--- Start Provided data ---
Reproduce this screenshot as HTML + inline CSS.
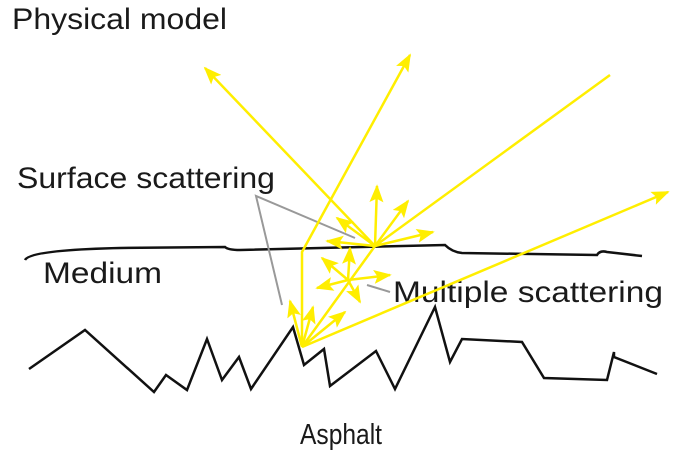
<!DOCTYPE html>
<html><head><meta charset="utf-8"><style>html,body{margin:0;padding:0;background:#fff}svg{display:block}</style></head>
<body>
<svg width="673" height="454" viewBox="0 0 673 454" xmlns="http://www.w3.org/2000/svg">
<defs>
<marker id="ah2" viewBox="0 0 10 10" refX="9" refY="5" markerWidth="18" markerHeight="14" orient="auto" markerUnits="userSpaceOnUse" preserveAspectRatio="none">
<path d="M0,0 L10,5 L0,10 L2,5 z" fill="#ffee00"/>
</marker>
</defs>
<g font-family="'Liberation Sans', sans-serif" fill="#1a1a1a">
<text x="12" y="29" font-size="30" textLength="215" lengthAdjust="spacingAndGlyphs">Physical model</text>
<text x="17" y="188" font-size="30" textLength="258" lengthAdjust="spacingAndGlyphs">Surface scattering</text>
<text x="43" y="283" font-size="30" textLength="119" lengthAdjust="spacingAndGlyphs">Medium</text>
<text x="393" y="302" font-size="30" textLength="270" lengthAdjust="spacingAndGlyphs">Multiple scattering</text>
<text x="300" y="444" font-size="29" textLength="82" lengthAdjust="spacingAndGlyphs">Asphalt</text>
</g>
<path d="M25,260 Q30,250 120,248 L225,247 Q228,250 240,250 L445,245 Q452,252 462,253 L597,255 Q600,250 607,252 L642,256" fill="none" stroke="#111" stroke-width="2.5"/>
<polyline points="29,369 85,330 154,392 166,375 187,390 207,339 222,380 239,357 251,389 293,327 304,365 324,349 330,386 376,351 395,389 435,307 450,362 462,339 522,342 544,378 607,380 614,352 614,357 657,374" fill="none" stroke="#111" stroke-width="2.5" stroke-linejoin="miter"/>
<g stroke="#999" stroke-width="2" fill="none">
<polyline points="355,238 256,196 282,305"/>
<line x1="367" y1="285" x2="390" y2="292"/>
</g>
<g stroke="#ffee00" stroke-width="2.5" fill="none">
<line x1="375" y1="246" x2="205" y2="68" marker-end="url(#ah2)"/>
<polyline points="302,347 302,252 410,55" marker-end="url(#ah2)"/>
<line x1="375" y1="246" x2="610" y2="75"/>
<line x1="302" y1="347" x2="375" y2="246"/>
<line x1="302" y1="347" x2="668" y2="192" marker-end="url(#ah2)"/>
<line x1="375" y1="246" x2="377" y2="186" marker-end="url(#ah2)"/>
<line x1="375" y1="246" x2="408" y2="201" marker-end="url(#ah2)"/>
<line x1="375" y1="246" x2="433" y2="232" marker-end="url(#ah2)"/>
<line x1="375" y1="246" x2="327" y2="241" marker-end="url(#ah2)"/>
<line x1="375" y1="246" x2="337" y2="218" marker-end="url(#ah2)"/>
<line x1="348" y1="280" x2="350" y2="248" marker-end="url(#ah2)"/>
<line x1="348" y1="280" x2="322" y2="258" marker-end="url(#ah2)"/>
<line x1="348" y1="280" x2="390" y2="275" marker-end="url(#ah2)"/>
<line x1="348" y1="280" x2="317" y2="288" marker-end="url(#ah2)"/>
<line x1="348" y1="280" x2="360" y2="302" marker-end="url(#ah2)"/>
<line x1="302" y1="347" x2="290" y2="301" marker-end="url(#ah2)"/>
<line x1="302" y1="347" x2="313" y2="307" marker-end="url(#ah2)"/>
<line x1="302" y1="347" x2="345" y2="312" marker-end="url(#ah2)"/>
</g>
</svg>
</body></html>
--- End Provided data ---
• Objective
Omit any images, then output the listing exactly.

• Response to the exercise
Reproduce this screenshot as HTML + inline CSS.
<!DOCTYPE html>
<html><head><meta charset="utf-8"><style>html,body{margin:0;padding:0;background:#fff}svg{display:block}</style></head>
<body>
<svg width="673" height="454" viewBox="0 0 673 454" xmlns="http://www.w3.org/2000/svg">
<defs>
<marker id="ah2" viewBox="0 0 10 10" refX="9" refY="5" markerWidth="18" markerHeight="14" orient="auto" markerUnits="userSpaceOnUse" preserveAspectRatio="none">
<path d="M0,0 L10,5 L0,10 L2,5 z" fill="#ffee00"/>
</marker>
</defs>
<g font-family="'Liberation Sans', sans-serif" fill="#1a1a1a">
<text x="12" y="29" font-size="30" textLength="215" lengthAdjust="spacingAndGlyphs">Physical model</text>
<text x="17" y="188" font-size="30" textLength="258" lengthAdjust="spacingAndGlyphs">Surface scattering</text>
<text x="43" y="283" font-size="30" textLength="119" lengthAdjust="spacingAndGlyphs">Medium</text>
<text x="393" y="302" font-size="30" textLength="270" lengthAdjust="spacingAndGlyphs">Multiple scattering</text>
<text x="300" y="444" font-size="29" textLength="82" lengthAdjust="spacingAndGlyphs">Asphalt</text>
</g>
<path d="M25,260 Q30,250 120,248 L225,247 Q228,250 240,250 L445,245 Q452,252 462,253 L597,255 Q600,250 607,252 L642,256" fill="none" stroke="#111" stroke-width="2.5"/>
<polyline points="29,369 85,330 154,392 166,375 187,390 207,339 222,380 239,357 251,389 293,327 304,365 324,349 330,386 376,351 395,389 435,307 450,362 462,339 522,342 544,378 607,380 614,352 614,357 657,374" fill="none" stroke="#111" stroke-width="2.5" stroke-linejoin="miter"/>
<g stroke="#999" stroke-width="2" fill="none">
<polyline points="355,238 256,196 282,305"/>
<line x1="367" y1="285" x2="390" y2="292"/>
</g>
<g stroke="#ffee00" stroke-width="2.5" fill="none">
<line x1="375" y1="246" x2="205" y2="68" marker-end="url(#ah2)"/>
<polyline points="302,347 302,252 410,55" marker-end="url(#ah2)"/>
<line x1="375" y1="246" x2="610" y2="75"/>
<line x1="302" y1="347" x2="375" y2="246"/>
<line x1="302" y1="347" x2="668" y2="192" marker-end="url(#ah2)"/>
<line x1="375" y1="246" x2="377" y2="186" marker-end="url(#ah2)"/>
<line x1="375" y1="246" x2="408" y2="201" marker-end="url(#ah2)"/>
<line x1="375" y1="246" x2="433" y2="232" marker-end="url(#ah2)"/>
<line x1="375" y1="246" x2="327" y2="241" marker-end="url(#ah2)"/>
<line x1="375" y1="246" x2="337" y2="218" marker-end="url(#ah2)"/>
<line x1="348" y1="280" x2="350" y2="248" marker-end="url(#ah2)"/>
<line x1="348" y1="280" x2="322" y2="258" marker-end="url(#ah2)"/>
<line x1="348" y1="280" x2="390" y2="275" marker-end="url(#ah2)"/>
<line x1="348" y1="280" x2="317" y2="288" marker-end="url(#ah2)"/>
<line x1="348" y1="280" x2="360" y2="302" marker-end="url(#ah2)"/>
<line x1="302" y1="347" x2="290" y2="301" marker-end="url(#ah2)"/>
<line x1="302" y1="347" x2="313" y2="307" marker-end="url(#ah2)"/>
<line x1="302" y1="347" x2="345" y2="312" marker-end="url(#ah2)"/>
</g>
</svg>
</body></html>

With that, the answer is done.